Vietnam’s Electricity Corporation plans to increase generation by 11% in 1998, to 21.3TWh, according to Vietnam News. However, reservoir levels remain low, and the country is increasingly looking towards new thermal generation to meet its electricity needs.
New hydro plants are still planned, and at the largest of them, Son La, Vietnam News reports that around 70,000 people must be relocated along the Da river in the north west to make way for the plant.
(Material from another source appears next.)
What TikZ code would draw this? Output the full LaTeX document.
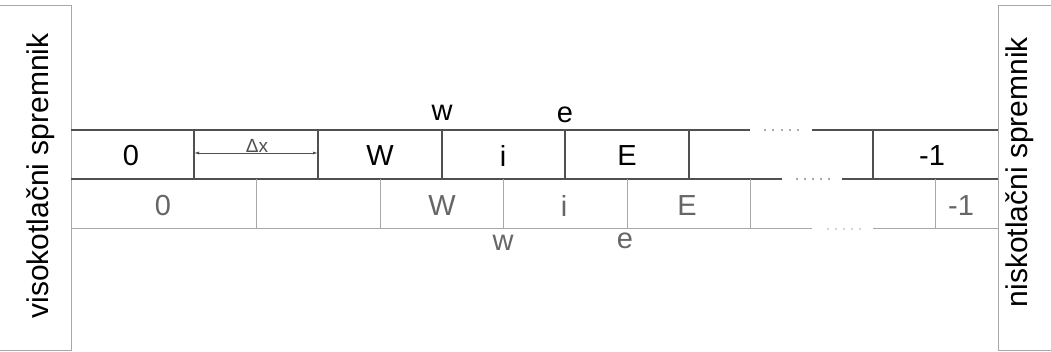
\documentclass[tikz,border=0pt]{standalone}
\usepackage{fontspec}
\setmainfont{Liberation Sans}
\usetikzlibrary{arrows.meta}
\definecolor{upline}{HTML}{505050}
\definecolor{loline}{HTML}{A8A8A8}
\definecolor{lotext}{HTML}{666666}
\definecolor{boxline}{HTML}{A8A8A8}
\tikzset{
  upl/.style={draw=upline, line width=1.1pt},
  lol/.style={draw=loline, line width=1pt},
  boxl/.style={draw=boxline, line width=1pt},
  uptxt/.style={font=\fontsize{29}{31}\selectfont, text=black, inner sep=0pt},
  lotxt/.style={font=\fontsize{29}{31}\selectfont, text=lotext, inner sep=0pt},
  sidetxt/.style={font=\fontsize{30}{32}\selectfont, text=black, inner sep=0pt, rotate=90},
  dotmark/.style={fill=#1, circle, inner sep=0pt, minimum size=1.6pt},
}
\begin{document}
\begin{tikzpicture}[x=1pt,y=-1pt]
\useasboundingbox (0,0) rectangle (1051,352);
% tanks
\draw[boxl] (0,6) -- (71,6) -- (71,350) -- (0,350);
\draw[boxl] (1051,6) -- (998,6) -- (998,350) -- (1051,350);
\node[sidetxt] (hp) at (41,176) {visokotlačni spremnik};
\node[sidetxt] (lp) at (1020,172) {niskotlačni spremnik};
% upper row
\draw[upl] (71,130) -- (750,130);
\draw[upl] (812,130) -- (998,130);
\draw[upl] (71,179) -- (782,179);
\draw[upl] (842,179) -- (998,179);
\foreach \x in {194,318,442,565,689,873} \draw[upl] (\x,130) -- (\x,179);
\foreach \x in {765,773,782,790,798} \node[dotmark=upline] at (\x,130) {};
\foreach \x in {797,805,813,821,829} \node[dotmark=upline] at (\x,179) {};
% lower row
\draw[lol] (71,229) -- (812,229);
\draw[lol] (873,229) -- (998,229);
\foreach \x in {256,380,503,627,750,935} \draw[lol] (\x,179) -- (\x,229);
\foreach \x in {828,836,844,852,860} \node[dotmark=loline] at (\x,229) {};
% dx arrow
\coordinate (dxa) at (194,153);
\coordinate (dxb) at (318,153);
\draw[upl, line width=0.8pt, {Latex[length=5pt,width=3pt]}-{Latex[length=5pt,width=3pt]}] (dxa) -- (dxb);
\node[font=\fontsize{19}{21}\selectfont, text=upline, inner sep=0pt, anchor=base] (dx) at (257,152.5) {Δx};
% upper labels
\node[uptxt] (u0) at (131,156) {0};
\node[uptxt] (uW) at (380,156) {W};
\node[uptxt] (ui) at (503,156) {i};
\node[uptxt] (uE) at (627,156) {E};
\node[uptxt] (um1) at (932,156) {-1};
\node[uptxt] (uw) at (442,113) {w};
\node[uptxt] (ue) at (565,115) {e};
% lower labels
\node[lotxt] (l0) at (163,206) {0};
\node[lotxt] (lW) at (442,206) {W};
\node[lotxt] (li) at (564,206) {i};
\node[lotxt] (lE) at (687,206) {E};
\node[lotxt] (lm1) at (961,206) {-1};
\node[lotxt] (lw) at (503,243) {w};
\node[lotxt] (le) at (625,241) {e};
\end{tikzpicture}
\end{document}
Other estimates put the total of people affected over 100,000. Son La will have a 3600MW capacity, and its output is largely intended for local mining, paper and food processing industries.
Following prefeasibility studies in 1997, Electricité de Vietnam will now work with consultants from Russia’s Moscow Design & Production Institute to complete a full feasibility study by August, with the aim of setting construction tenders in 1999. The US$4 billion project has so far found little favour at the World Bank and other multilateral funding agencies, however, Russia wants to increase its participation in Vietnam’s hydroelectric sector, according to Russian Prime Minister Victor Chernomyrdin. He was speaking in Hanoi at the end of 1997.
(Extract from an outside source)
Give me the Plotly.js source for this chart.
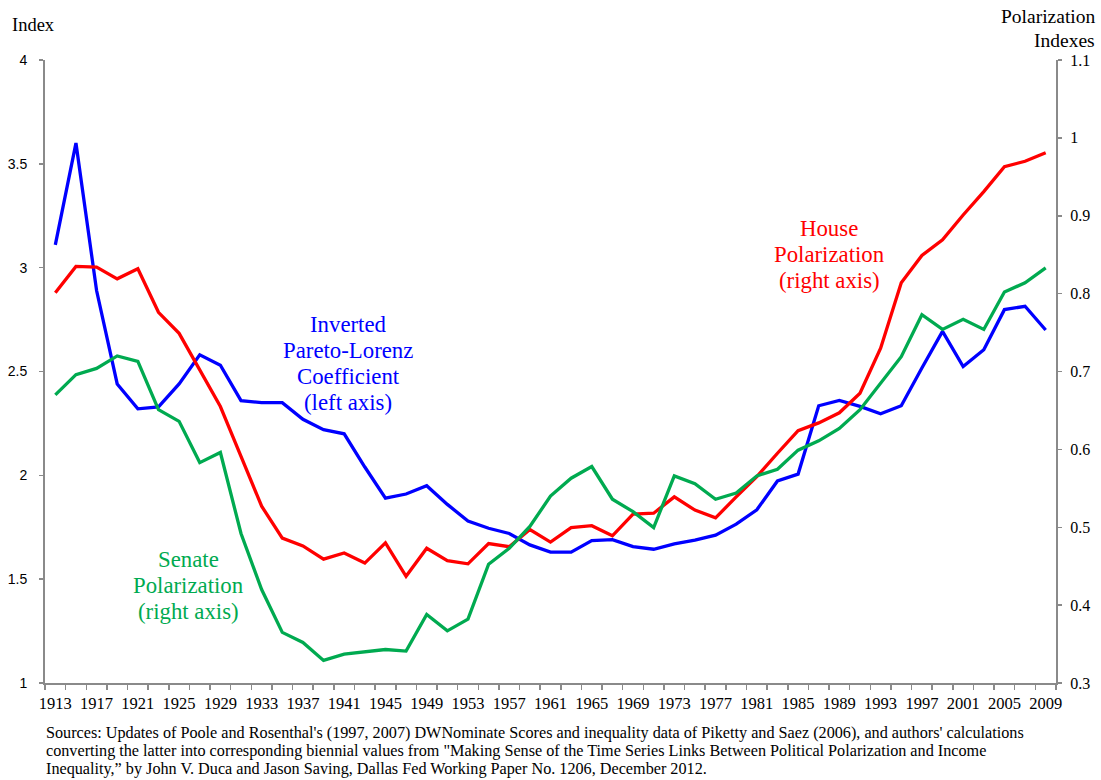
<!DOCTYPE html>
<html>
<head>
<meta charset="utf-8">
<script src="https://cdn.plot.ly/plotly-3.0.1.min.js"></script>
<style>html,body{margin:0;padding:0;background:#fff;}#chart{width:1101px;height:780px;}</style>
</head>
<body>
<div id="chart"></div>
<script>
// ---- data (biennial) ----
const years = [1913,1915,1917,1919,1921,1923,1925,1927,1929,1931,1933,1935,1937,1939,1941,1943,1945,1947,1949,1951,1953,1955,1957,1959,1961,1963,1965,1967,1969,1971,1973,1975,1977,1979,1981,1983,1985,1987,1989,1991,1993,1995,1997,1999,2001,2003,2005,2007,2009];

// Inverted Pareto-Lorenz Coefficient (left axis)
const paretoLorenz = [3.11,3.60,2.89,2.44,2.32,2.33,2.44,2.58,2.53,2.36,2.35,2.35,2.27,2.22,2.20,2.04,1.89,1.91,1.95,1.86,1.78,1.745,1.72,1.665,1.63,1.63,1.686,1.69,1.657,1.644,1.67,1.688,1.712,1.765,1.834,1.973,2.006,2.335,2.361,2.332,2.296,2.335,2.517,2.693,2.524,2.605,2.798,2.814,2.70];

// House Polarization (right axis)
const housePol = [0.801,0.835,0.834,0.819,0.832,0.776,0.749,0.703,0.655,0.591,0.527,0.486,0.476,0.459,0.467,0.454,0.480,0.437,0.473,0.457,0.453,0.479,0.475,0.497,0.481,0.4995,0.502,0.489,0.517,0.518,0.539,0.522,0.512,0.539,0.565,0.595,0.624,0.634,0.647,0.672,0.730,0.814,0.849,0.869,0.901,0.931,0.963,0.970,0.981];

// Senate Polarization (right axis)
const senatePol = [0.670,0.696,0.704,0.720,0.713,0.651,0.636,0.583,0.596,0.492,0.420,0.365,0.352,0.329,0.337,0.340,0.343,0.341,0.388,0.367,0.382,0.4525,0.473,0.501,0.540,0.563,0.578,0.536,0.520,0.4995,0.566,0.556,0.536,0.544,0.566,0.5745,0.599,0.611,0.627,0.651,0.685,0.719,0.773,0.754,0.767,0.754,0.802,0.814,0.833];

// tick labels
const xTickVals = [1913,1917,1921,1925,1929,1933,1937,1941,1945,1949,1953,1957,1961,1965,1969,1973,1977,1981,1985,1989,1993,1997,2001,2005,2009];
const xTickText = ['1913','1917','1921','1925','1929','1933','1937','1941','1945','1949','1953','1957','1961','1965','1969','1973','1977','1981','1985','1989','1993','1997','2001','2005','2009'];
const yLeftVals = [1,1.5,2,2.5,3,3.5,4];
const yLeftText = ['1','1.5','2','2.5','3','3.5','4'];
const yRightVals = [0.3,0.4,0.5,0.6,0.7,0.8,0.9,1.0,1.1];
const yRightText = ['0.3','0.4','0.5','0.6','0.7','0.8','0.9','1','1.1'];

// labels
const blueLabel = ['Inverted','Pareto-Lorenz','Coefficient','(left axis)'];
const houseLabel = ['House','Polarization','(right axis)'];
const senateLabel = ['Senate','Polarization','(right axis)'];
const leftTitle = 'Index';
const rightTitle = ['Polarization','Indexes'];
const sourceLines = [
  "Sources: Updates of Poole and Rosenthal's (1997, 2007) DWNominate Scores and inequality data of Piketty and Saez (2006), and authors' calculations",
  "converting the latter into corresponding biennial values from \"Making Sense of the Time Series Links Between Political Polarization and Income",
  "Inequality,\u201d by John V. Duca and Jason Saving, Dallas Fed Working Paper No. 1206, December 2012."
];

// ---- styling / layout ----
const W = 1101, H = 780;
const M = {l:45, r:45, t:60, b:97};
const PW = W - M.l - M.r, PH = H - M.t - M.b;
const px = x => (x - M.l) / PW;
const py = y => (H - M.b - y) / PH;

const BLUE = '#0000FF', RED = '#FF0000', GREEN = '#00AA50';
const AXC = '#8a8a8a';
const SERIF = 'Liberation Serif, Times New Roman, serif';
const SANS = 'Liberation Sans, Arial, sans-serif';

const traces = [
  {x: years, y: paretoLorenz, type:'scatter', mode:'lines', name:'Inverted Pareto-Lorenz Coefficient', line:{color:BLUE, width:3.3}, yaxis:'y'},
  {x: years, y: housePol, type:'scatter', mode:'lines', name:'House Polarization', line:{color:RED, width:3.3}, yaxis:'y2'},
  {x: years, y: senatePol, type:'scatter', mode:'lines', name:'Senate Polarization', line:{color:GREEN, width:3.3}, yaxis:'y2'}
];

const ann = [];
function addLines(lines, cx, y0, dy, color, size) {
  lines.forEach((t, i) => ann.push({
    text: t, xref:'paper', yref:'paper', x: px(cx), y: py(y0 + i*dy),
    xanchor:'center', yanchor:'middle', showarrow:false,
    font:{family:SERIF, size:size, color:color}
  }));
}
addLines(blueLabel, 348, 324, 26, BLUE, 22.8);
addLines(houseLabel, 829, 228, 26.4, RED, 22.8);
addLines(senateLabel, 188, 559, 26.4, GREEN, 22.8);

ann.push({text:leftTitle, xref:'paper', yref:'paper', x:px(10), y:py(25), xanchor:'left', yanchor:'middle', showarrow:false, font:{family:SERIF, size:18.5, color:'#000'}});
rightTitle.forEach((t,i) => ann.push({text:t, xref:'paper', yref:'paper', x:px(1097), y:py(17 + i*23), xanchor:'right', yanchor:'middle', showarrow:false, font:{family:SERIF, size:19.5, color:'#000'}}));
sourceLines.forEach((t,i) => ann.push({text:t, xref:'paper', yref:'paper', x:px(44), y:py(733 + i*18.2), xanchor:'left', yanchor:'middle', showarrow:false, font:{family:SERIF, size:16.2, color:'#000'}}));

const layout = {
  width: W, height: H,
  margin: M,
  paper_bgcolor:'#fff', plot_bgcolor:'#fff',
  showlegend:false,
  xaxis: {
    range:[1912, 2010], showgrid:false, zeroline:false,
    showline:true, linecolor:AXC, linewidth:2,
    tickmode:'array', tickvals:xTickVals, ticktext:xTickText, ticks:'',
    ticklabelstandoff:4,
    tickfont:{family:SERIF, size:16.5, color:'#000'},
    minor:{tickmode:'linear', tick0:1912, dtick:2, ticks:'outside', ticklen:5, tickwidth:1.5, tickcolor:AXC, showgrid:false}
  },
  yaxis: {
    range:[1,4], showgrid:false, zeroline:false,
    showline:true, linecolor:AXC, linewidth:2,
    tickmode:'array', tickvals:yLeftVals, ticktext:yLeftText,
    ticks:'outside', ticklen:4, tickwidth:1.5, tickcolor:AXC,
    ticklabelstandoff:9,
    tickfont:{family:SANS, size:14, color:'#000'}
  },
  yaxis2: {
    range:[0.3,1.1], overlaying:'y', side:'right', anchor:'x', showgrid:false, zeroline:false,
    showline:true, linecolor:AXC, linewidth:2,
    tickmode:'array', tickvals:yRightVals, ticktext:yRightText,
    ticks:'outside', ticklen:4, tickwidth:1.5, tickcolor:AXC,
    ticklabelstandoff:5,
    tickfont:{family:SERIF, size:16, color:'#000'}
  },
  annotations: ann
};

Plotly.newPlot('chart', traces, layout, {displayModeBar:false, staticPlot:true});
</script>
</body>
</html>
Vietnam’s Ministry of Planning is also currently seeking foreign investment to meet the US$248 million capital cost of the Dong Nai 4 hydro electric plant. The plant will be rated at 680MW.
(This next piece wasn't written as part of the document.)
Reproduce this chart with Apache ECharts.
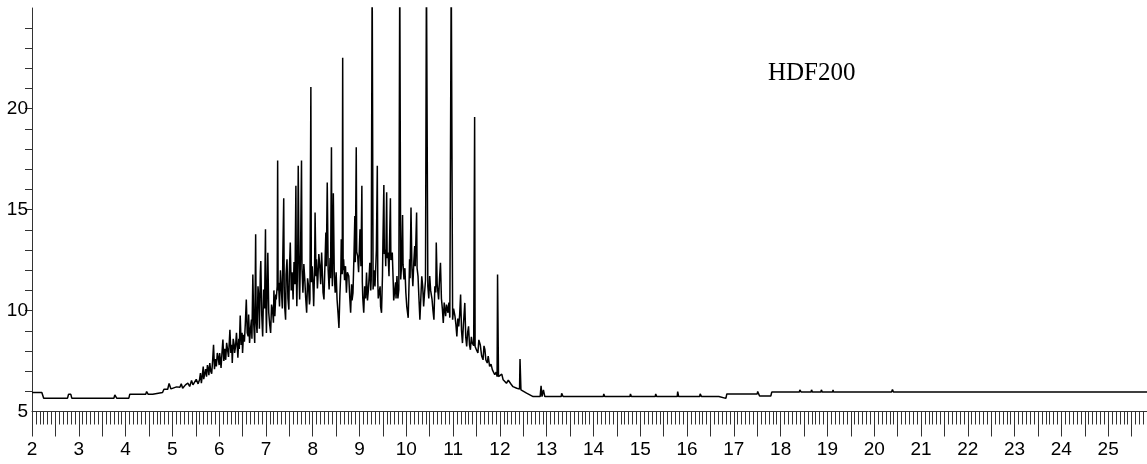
<!DOCTYPE html>
<html><head><meta charset="utf-8">
<script src="https://cdn.jsdelivr.net/npm/echarts@6/dist/echarts.min.js"></script>
<style>html,body{margin:0;padding:0;background:#fff}#chart{width:1147px;height:464px}</style>
</head><body><div id="chart"></div>
<script>
// retention time (min)
const retentionTime = [
2.00,2.21,2.25,2.76,2.78,2.83,2.85,3.75,3.77,3.81,
4.07,4.09,4.43,4.45,4.48,4.58,4.60,4.79,4.82,4.90,
4.93,4.97,5.09,5.16,5.19,5.22,5.28,5.33,5.37,5.41,
5.44,5.48,5.51,5.55,5.58,5.60,5.62,5.64,5.66,5.67,
5.69,5.71,5.73,5.75,5.77,5.78,5.80,5.82,5.84,5.86,
5.88,5.90,5.92,5.94,5.96,5.98,6.00,6.01,6.03,6.04,
6.06,6.08,6.10,6.12,6.14,6.16,6.18,6.20,6.23,6.25,
6.27,6.28,6.30,6.32,6.33,6.35,6.37,6.40,6.42,6.43,
6.45,6.47,6.49,6.50,6.52,6.54,6.56,6.58,6.60,6.62,
6.63,6.65,6.67,6.69,6.70,6.72,6.74,6.76,6.78,6.79,
6.81,6.83,6.85,6.86,6.88,6.89,6.91,6.93,6.95,6.97,
6.99,7.00,7.01,7.03,7.04,7.06,7.08,7.10,7.12,7.14,
7.16,7.17,7.19,7.21,7.22,7.24,7.25,7.26,7.27,7.29,
7.31,7.33,7.35,7.36,7.38,7.39,7.40,7.42,7.43,7.45,
7.47,7.49,7.50,7.52,7.54,7.56,7.58,7.60,7.62,7.64,
7.65,7.66,7.68,7.69,7.71,7.72,7.74,7.76,7.77,7.79,
7.81,7.83,7.85,7.87,7.89,7.91,7.93,7.94,7.96,7.97,
7.99,8.01,8.02,8.04,8.05,8.07,8.08,8.10,8.11,8.13,
8.15,8.17,8.19,8.21,8.22,8.24,8.26,8.28,8.29,8.31,
8.33,8.35,8.37,8.38,8.40,8.41,8.42,8.44,8.46,8.48,
8.50,8.52,8.54,8.56,8.58,8.60,8.61,8.63,8.64,8.65,
8.66,8.68,8.70,8.72,8.74,8.77,8.79,8.81,8.83,8.84,
8.86,8.88,8.90,8.91,8.93,8.94,8.96,8.98,9.01,9.03,
9.05,9.06,9.07,9.09,9.11,9.13,9.15,9.17,9.19,9.21,
9.22,9.24,9.25,9.27,9.29,9.31,9.33,9.35,9.36,9.38,
9.39,9.40,9.42,9.44,9.45,9.47,9.49,9.50,9.52,9.53,
9.55,9.56,9.58,9.59,9.61,9.63,9.64,9.66,9.67,9.70,
9.72,9.73,9.75,9.77,9.78,9.80,9.82,9.84,9.86,9.88,
9.90,9.92,9.93,9.95,9.97,9.99,10.01,10.04,10.06,10.07,
10.08,10.10,10.12,10.14,10.16,10.18,10.19,10.22,10.23,10.25,
10.27,10.29,10.31,10.33,10.35,10.37,10.39,10.41,10.43,10.46,
10.48,10.50,10.52,10.55,10.57,10.59,10.61,10.63,10.64,10.66,
10.69,10.71,10.73,10.75,10.77,10.79,10.81,10.84,10.86,10.89,
10.91,10.93,10.96,10.99,11.01,11.04,11.06,11.08,11.10,11.12,
11.14,11.16,11.18,11.20,11.22,11.25,11.27,11.29,11.31,11.33,
11.35,11.37,11.39,11.41,11.44,11.46,11.47,11.50,11.53,11.55,
11.58,11.61,11.64,11.66,11.68,11.70,11.73,11.75,11.78,11.81,
11.84,11.86,11.89,11.92,11.94,11.95,11.97,12.00,12.04,12.07,
12.10,12.14,12.18,12.21,12.24,12.28,12.36,12.42,12.43,12.45,
12.57,12.71,12.86,12.88,12.90,12.93,12.96,13.31,13.32,13.35,
14.21,14.22,14.24,14.78,14.79,14.81,15.32,15.33,15.35,15.79,
15.80,15.82,16.27,16.28,16.31,16.68,16.70,16.83,16.85,17.50,
17.51,17.53,17.55,17.79,17.81,18.23,18.24,18.26,18.40,18.41,
18.43,18.44,18.65,18.66,18.68,18.86,18.87,18.89,19.11,19.12,
19.13,19.45,19.46,19.47,19.66,19.67,19.68,20.37,20.39,20.41,
25.83
];
// detector signal
const signal = [
5.94,5.94,5.66,5.66,5.85,5.85,5.66,5.66,5.82,5.66,
5.66,5.86,5.86,5.99,5.86,5.86,5.94,5.94,6.10,6.10,
6.39,6.12,6.22,6.20,6.37,6.15,6.32,6.40,6.24,6.54,
6.32,6.39,6.59,6.37,6.57,6.90,6.40,6.80,7.23,6.60,
6.67,7.10,6.73,7.30,7.06,6.80,7.40,7.00,6.87,7.50,
8.31,7.10,7.60,7.23,7.90,7.66,7.30,7.90,7.50,7.16,
7.90,8.56,7.50,8.10,7.56,8.40,8.06,7.70,9.05,7.90,
8.30,7.40,8.60,8.31,7.90,8.22,8.90,7.66,8.60,8.10,
9.75,8.30,8.90,7.90,8.80,8.46,9.40,10.55,8.90,8.72,
9.80,8.39,9.10,9.55,8.60,11.79,9.30,8.39,13.78,9.60,
8.89,11.20,10.55,9.10,11.90,12.45,9.80,8.72,11.04,10.10,
14.03,10.40,8.89,11.60,12.87,9.90,9.30,8.89,10.30,10.05,
9.40,11.00,9.72,10.80,10.55,11.20,17.43,11.00,11.38,10.20,
12.00,11.04,10.10,12.60,15.56,11.20,10.20,9.55,11.80,12.54,
10.60,10.05,11.90,13.37,11.00,11.90,10.55,12.40,11.30,16.18,
11.60,10.21,13.10,17.18,11.50,10.55,12.90,17.43,12.10,10.88,
12.30,11.54,10.60,9.89,11.60,11.21,10.30,10.55,21.08,11.40,
12.20,11.00,10.21,12.10,14.86,11.70,12.54,11.10,11.54,12.80,
12.24,11.30,12.87,11.60,10.90,10.55,12.20,13.87,12.20,16.35,
12.00,11.04,12.60,11.60,18.09,12.30,11.21,15.81,11.80,10.88,
11.90,10.55,9.90,9.14,10.80,11.90,13.53,11.80,22.52,12.00,
12.54,11.50,12.20,10.88,11.90,11.71,10.70,9.89,11.30,10.50,
10.88,12.60,14.69,12.40,18.09,12.90,12.70,11.90,14.03,12.20,
16.18,11.40,10.60,9.89,11.20,10.60,11.88,10.50,11.04,11.90,
12.37,11.00,11.54,27.00,11.04,12.00,11.20,12.37,13.00,17.18,
11.50,10.60,10.55,11.20,10.20,9.89,11.70,13.40,16.22,12.80,
13.03,12.20,15.86,12.60,12.87,11.70,13.20,15.56,12.50,12.87,
11.40,10.50,10.55,11.40,10.60,11.71,10.60,11.04,27.00,11.54,
12.30,14.73,12.30,11.54,12.10,10.88,10.20,9.64,11.50,12.54,
11.60,15.11,12.10,11.21,12.40,13.20,12.20,14.86,12.10,11.71,
10.60,9.55,10.60,11.70,11.21,10.20,10.88,11.50,27.00,11.21,
10.60,11.71,11.00,10.55,10.00,9.55,11.20,10.90,13.37,11.30,
10.55,11.60,12.37,10.60,10.10,9.39,10.40,9.72,10.30,9.89,
10.40,9.65,27.00,9.55,10.10,9.72,9.30,8.72,9.60,9.22,
9.80,10.80,9.00,8.39,9.30,10.38,8.70,8.22,8.90,9.22,
8.30,8.06,8.70,8.39,8.26,19.59,8.22,8.05,7.90,8.55,
8.31,7.75,7.56,8.25,8.06,7.55,7.40,7.75,7.23,7.35,
7.06,7.15,6.82,6.95,6.73,11.79,6.73,6.73,6.85,6.57,
6.65,6.40,6.55,6.57,6.35,6.23,6.15,6.12,7.60,6.07,
5.91,5.74,5.74,6.27,5.74,6.07,5.74,5.74,5.90,5.74,
5.74,5.87,5.74,5.74,5.87,5.74,5.74,5.87,5.74,5.74,
5.99,5.74,5.74,5.87,5.74,5.74,5.65,5.65,5.87,5.87,
5.99,5.87,5.77,5.77,5.96,5.96,6.04,5.96,5.96,6.07,
6.07,5.96,5.96,6.07,5.96,5.96,6.07,5.96,5.96,6.07,
5.96,5.96,6.04,5.96,5.96,6.04,5.96,5.96,6.09,5.96,
5.96
];
const xLabelValues = [2,3,4,5,6,7,8,9,10,11,12,13,14,15,16,17,18,19,20,21,22,23,24,25];
const yLabelValues = [5,10,15,20];
const yTickValues = [6,7,8,9,10,11,12,13,14,15,16,17,18,19,20,21,22,23,24];
const sampleName = 'HDF200';

const xMin = 2, xMax = 25.83;
const xMajorTicks = [];
for (let v = 2; v <= 25.5 + 1e-9; v += 0.5) xMajorTicks.push(Math.round(v * 10) / 10);
const xMinorTicks = [];
for (let k = 0; 2 + k / 12 <= xMax + 1e-9; k++) xMinorTicks.push(2 + k / 12);

const n = Math.min(retentionTime.length, signal.length);
const seriesData = [];
for (let i = 0; i < n; i++) seriesData.push([retentionTime[i], signal[i]]);

const tickColor = '#333';
const labelFont = { fontFamily: 'Liberation Sans, Arial, sans-serif', fontSize: 19, color: '#000' };

const chart = echarts.init(document.getElementById('chart'), null, { renderer: 'canvas' });
chart.setOption({
  animation: false,
  backgroundColor: '#fff',
  title: {
    text: sampleName, left: 768, top: 61, padding: 0,
    textStyle: { fontFamily: 'Liberation Serif, Times New Roman, serif', fontSize: 25, fontWeight: 'normal', color: '#000' }
  },
  grid: { left: 32, right: 0, top: 8, bottom: 52.5, containLabel: false },
  xAxis: [
    {
      type: 'value', min: xMin, max: xMax, position: 'bottom',
      axisLine: { show: true, onZero: false, lineStyle: { color: tickColor, width: 1 } },
      axisTick: { show: true, length: 25, customValues: xMajorTicks, lineStyle: { color: tickColor, width: 1 } },
      axisLabel: Object.assign({ show: true, margin: 29, customValues: xLabelValues, formatter: v => String(v) }, labelFont),
      splitLine: { show: false }
    },
    {
      type: 'value', min: xMin, max: xMax, position: 'bottom',
      axisLine: { show: false },
      axisTick: { show: true, length: 13, customValues: xMinorTicks, lineStyle: { color: tickColor, width: 1 } },
      axisLabel: { show: false },
      splitLine: { show: false }
    }
  ],
  yAxis: {
    type: 'value', min: 5, max: 24.99,
    axisLine: { show: true, onZero: false, lineStyle: { color: tickColor, width: 1 } },
    axisTick: { show: true, length: 7, customValues: yTickValues, lineStyle: { color: tickColor, width: 1 } },
    axisLabel: Object.assign({ show: true, margin: 4, customValues: yLabelValues, formatter: v => String(v) }, labelFont),
    splitLine: { show: false }
  },
  series: [{
    type: 'line', xAxisIndex: 0, yAxisIndex: 0, data: seriesData,
    showSymbol: false, symbol: 'none', clip: true,
    lineStyle: { color: '#000', width: 1.5 }
  }]
});
</script></body></html>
Meanwhile, commissioning of the fifth turbine has increased capacity at the Song Pha plant in Vietnam’s southern Ninh Thuan province to 7500MW. It is expected to produce 40TWh in 1998, up from 30TWh last year. In addition, irrigation dams Phai Lui, in Tan Lap, and Ban Lac, in Cho Don, were both recently completed.
Vietnamese network engineers will have training in computer technology under a new Vietnam -Canada agreement. Training will be provided and part-funded by hydro-quebec, and part-funded by the Canadian International Development Agency.